Roy leaned back against the fence, the old wooden beams probably full of splinters waiting to dig under his skin. He ignored the thought, taking a deep breath and looking out at the evening sky. He had hooked his elbows back over the top-most beam, which shifted as Edward did.

Edward had hiked himself up onto the fence with the practiced ease of someone who had grown up out here, grinning, with his mismatched feet bare on the wood. Roy couldn't help but wince at the thought of trying to pull an impossibly thin sliver of wood out of Edward's incredibly ticklish foot later.

The rolling hills of Resembool spread out in front of them. They'd been sitting here for a while, and Edward was silent. That was unusual for him, given a prompt and Edward would chatter happily forever about the most esoteric aspects of a particular branch of alchemy while your eyes crossed in boredom. Roy glanced over at Edward, who was staring intently at the landscape like there would be a test on it later.

"Ed?" Roy asked quietly.

Edward blinked as if he was coming out of a trance, then glanced over at Roy quizzically. There was something mournful about his expression that unsettled Roy deeply. "Are you all right?"

The smile that Edward gave him was equally as disquieting. Edward wasn't supposed to look like that, all brash and recklessly brave - but he knew now that was the front that Edward put up in front of people - in front of everyone else. Before Alphonse, and now before him, Edward would allow himself those moments of contemplative weakness.

"Yeah," Edward lied. "Yeah, I'm fine."

It was a lie, and not a very good one. Even if it had been a good one, Roy would have known anyway. There was something about their bond now that even the best lies resonated in his bones, he knew without question when Edward was bullshitting him and when he was being honest. There were, quite definitely, perks to this whole angel business.

Edward was staring back out at the landscape again silently. He knew as well as Roy did that he couldn't lie to Roy, but if he wanted to pretend everything was fine, Roy could play that game too. They played a lot of games like this as they felt each other out, got used to the strangeness that dominated their lives. Edward wasn't content with this life, and Roy knew himself to be the same way, but there was no idea of what they could do to change that.

"I'm remembering," Edward said suddenly. "I have to remember exactly how it looks, because." He didn't have to finish that sentence, it trailed off into silence. Roy knew what it meant. Because soon they would leave Resembool, probably forever. Alphonse and Winry were getting older, while Edward was stuck forever at the age of seventeen. Soon it would be apparent that Edward was not aging, and it would get people's attention. Alchemists would presume that Edward had found the secret to immortality, the fabled Philosopher's Stone; and while Edward was one of few alchemists to have seen the Great Work it was no trick of alchemy that kept him eternally his age.

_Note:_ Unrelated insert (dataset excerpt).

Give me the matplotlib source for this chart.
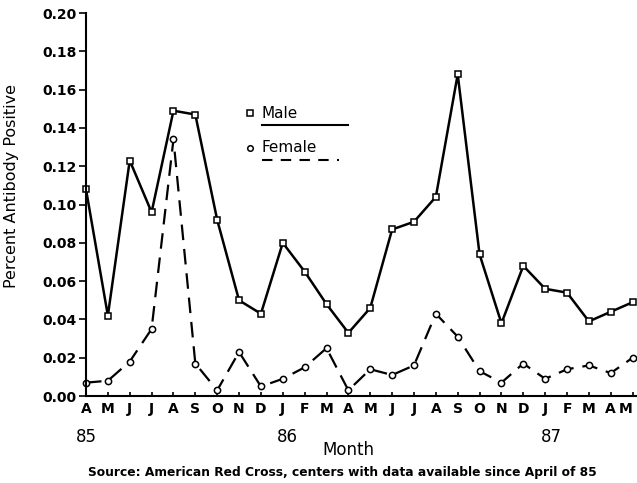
import numpy as np
import matplotlib.pyplot as plt

# miesiace od kwietnia 85 do maja 87
months = ["A", "M", "J", "J", "A", "S", "O", "N", "D", "J", "F", "M", "A",
          "M", "J", "J", "A", "S", "O", "N", "D", "J", "F", "M", "A", "M"]
years = ["85", "86", "87"]
year_pos = [0, 9.2, 21.3]

male = [0.108, 0.042, 0.123, 0.096, 0.149, 0.147, 0.092, 0.050, 0.043,
        0.080, 0.065, 0.048, 0.033, 0.046, 0.087, 0.091, 0.104, 0.168,
        0.074, 0.038, 0.068, 0.056, 0.054, 0.039, 0.044, 0.049]
female = [0.007, 0.008, 0.018, 0.035, 0.134, 0.017, 0.003, 0.023, 0.005,
          0.009, 0.015, 0.025, 0.003, 0.014, 0.011, 0.016, 0.043, 0.031,
          0.013, 0.007, 0.017, 0.009, 0.014, 0.016, 0.012, 0.020]

x = np.arange(len(months))

fig = plt.figure(figsize=(6.37, 4.83), dpi=100)
ax = fig.add_axes([0.135, 0.180, 0.865, 0.793])

ax.plot(x, male, "k-", lw=1.8, marker="s", ms=4, mfc="white", mew=1.1,
        clip_on=False)
ax.plot(x, female, "k", ls=(0, (7, 4)), lw=1.6, marker="o", ms=4.5,
        mfc="white", mew=1.1, clip_on=False)

ax.set_xlim(0, 25.2)
ax.set_ylim(0, 0.20)
yt = np.arange(0, 0.201, 0.02)
ax.set_yticks(yt)
ax.set_yticklabels([f"{v:.2f}" for v in yt], fontsize=10, fontweight="bold")
ax.set_xticks(x)
ax.set_xticklabels(months, fontsize=10, fontweight="bold")
# ostatnia etykieta wychodzi poza obrazek - dosuwamy do prawej
ax.get_xticklabels()[-1].set_horizontalalignment("right")
ax.get_xticklabels()[-1].set_x(x[-1] + 0.25)
ax.tick_params(axis="y", direction="out", length=5, width=1.2, pad=2)
ax.tick_params(axis="x", direction="in", length=3, width=1.2, pad=4)
for s in ["top", "right"]:
    ax.spines[s].set_visible(False)
for s in ["left", "bottom"]:
    ax.spines[s].set_linewidth(1.5)

ax.set_ylabel("Percent Antibody Positive", fontsize=11.5)
ax.yaxis.set_label_coords(-0.122, 0.548)

# lata pod miesiacami
for p, yr in zip(year_pos, years):
    ax.text(p, -0.0214, yr, ha="center", va="center", fontsize=12)
ax.text(12, -0.028, "Month", ha="center", va="center", fontsize=12)
fig.text(0.538, 0.021, "Source: American Red Cross, centers with data available since April of 85",
         ha="center", va="center", fontsize=8.8, fontweight="bold")

# legenda w stylu oryginalu
ax.plot([0.298], [0.739], "ks", ms=4, mfc="white", mew=1.1, transform=ax.transAxes)
ax.text(0.319, 0.739, "Male", fontsize=11, va="center", transform=ax.transAxes)
ax.plot([0.319, 0.475], [0.708, 0.708], "k-", lw=1.5, transform=ax.transAxes)
ax.plot([0.298], [0.648], "ko", ms=4, mfc="white", mew=1.1, transform=ax.transAxes)
ax.text(0.319, 0.648, "Female", fontsize=11, va="center", transform=ax.transAxes)
ax.plot([0.319, 0.46], [0.616, 0.616], "k", ls=(0, (5, 4)), lw=1.5,
        transform=ax.transAxes)

fig.savefig("out.png", dpi=100)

And if alchemists came after Edward, they would find Roy. Roy, whose features were plain enough that no one gave him a second glance, but the military would recognize him in a heartbeat as the missing Flame Alchemist; the man who tried to bring down the military not a few years back. There were still wanted posters in the train station of Roy; the picture taken at the military ceremony following the death of the Fuhrer King Bradley, hair short and choppy and eye patch covering half his face.

Roy covered Edward's hand with his own on the wooden fence. Family meant everything to Edward, and having to endure a separation just because of the paths their lives took was going to break his heart. He had Roy here to support him - Roy who had no family but the military, whose friends had thought him evil, and a murderer and Roy was willing to let them continue to think that - but Alphonse, restored to flesh now had his own work as a research alchemist and an interest in their childhood friend Winry. Alphonse was a bright, clever young man who, while he loved his brother dearly, did not need Edward in the same way Edward needed him.

Soon, it would be time to depart. There were many things to see in this world, and many things to see in the world beyond; the aetheric realm where the angels dwelled. The quest for knowledge always excited Edward, and the temptation of learning things beyond what lay in the realm of the mortal had him nearly giddy.

It was not yet that time, though. And Roy would stand beside Edward now, protecting him not as superior and subordinate but as family would. Edward's hand turned under Roy's until they were holding hands; and they watched together silently as the sun set over the green rolling fields of Resembool.